“Il tamburo dalle mille facce”
“Il tamburo dalle mille facce”
DAL SENEGAL
“MUGGISCE, stride, piange e grida. Sussurra e canta . . . È il tamburo dal registro infinito, il tamburo dalle mille facce”. Cosa stimolò la fantasia di questa scrittrice? Il tamburo africano percosso a mano chiamato djembe.
Il djembe è alla base della tradizione di alcune tribù dell’Africa occidentale per quanto riguarda gli strumenti a percussione. In genere i ritmi del djembe sono legati ad avvenimenti culturali della vita del villaggio, che vanno da matrimoni, funerali e nascite, a feste, raccolti e perfino all’acquisto di nuovi capi di abbigliamento.
Esistono djembe di varie forme e dimensioni. Infatti, Burkina Faso, Guinea, Mali e Senegal hanno ciascuno il proprio singolare stile di djembe. Lo strumento consiste di un tronco massiccio che, reso cavo, costituisce il fusto del tamburo. Alcuni hanno motivi ornamentali modesti, mentre su altri vengono eseguiti intagli elaborati.
Una volta completato il fusto, un abile fabbricante di tamburi trasforma l’intelaiatura di legno in uno strumento musicale unico. Per prima cosa, il fabbricante cesella, raschia e leviga il fusto finché non raggiunge la dimensione esatta per produrre il suono desiderato. Inoltre, forse l’artigiano applicherà anche dell’olio di palma all’interno del tamburo e lo lascerà asciugare al sole. Ciò aiuterà a preservare il legno.
La pelle del djembe è di capra ed è fissata a un anello metallico e posta sull’estremità superiore del tamburo. È tenuta al proprio posto da una rete di corde collegate ad altri due anelli.
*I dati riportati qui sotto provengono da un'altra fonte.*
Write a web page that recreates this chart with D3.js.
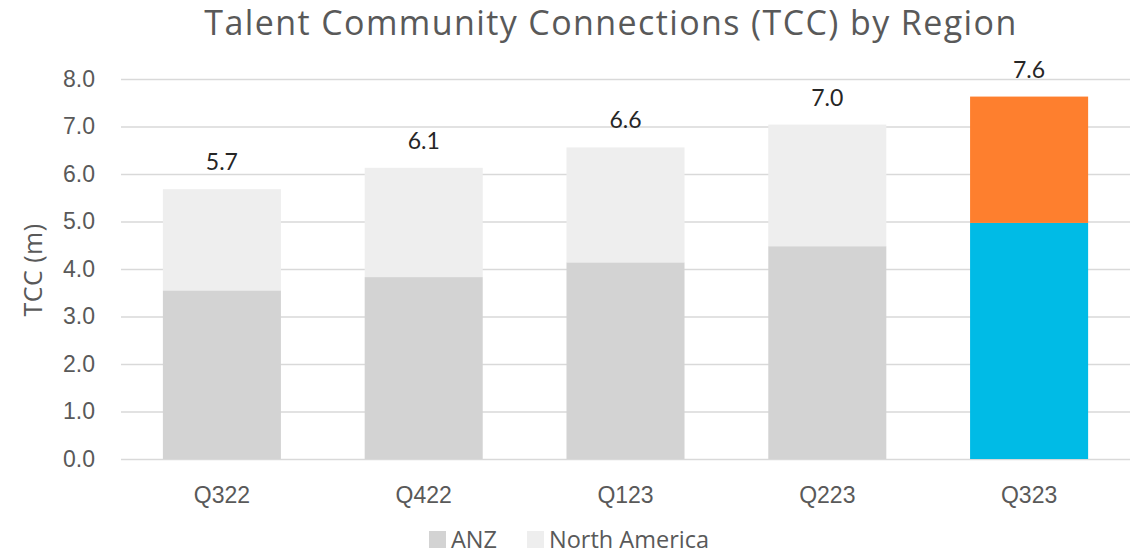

Come fa il fabbricante a decidere fino a che punto tirare le corde? Tutto dipende dal suono che vuole ottenere. Man mano che l’artigiano intona il tamburo, lo controlla periodicamente suonando il suo ritmo preferito.
Il djembe affascina sia gli africani che i turisti. Chi assiste a un’esibizione di bravi musicisti difficilmente dimenticherà “il tamburo dalle mille facce”.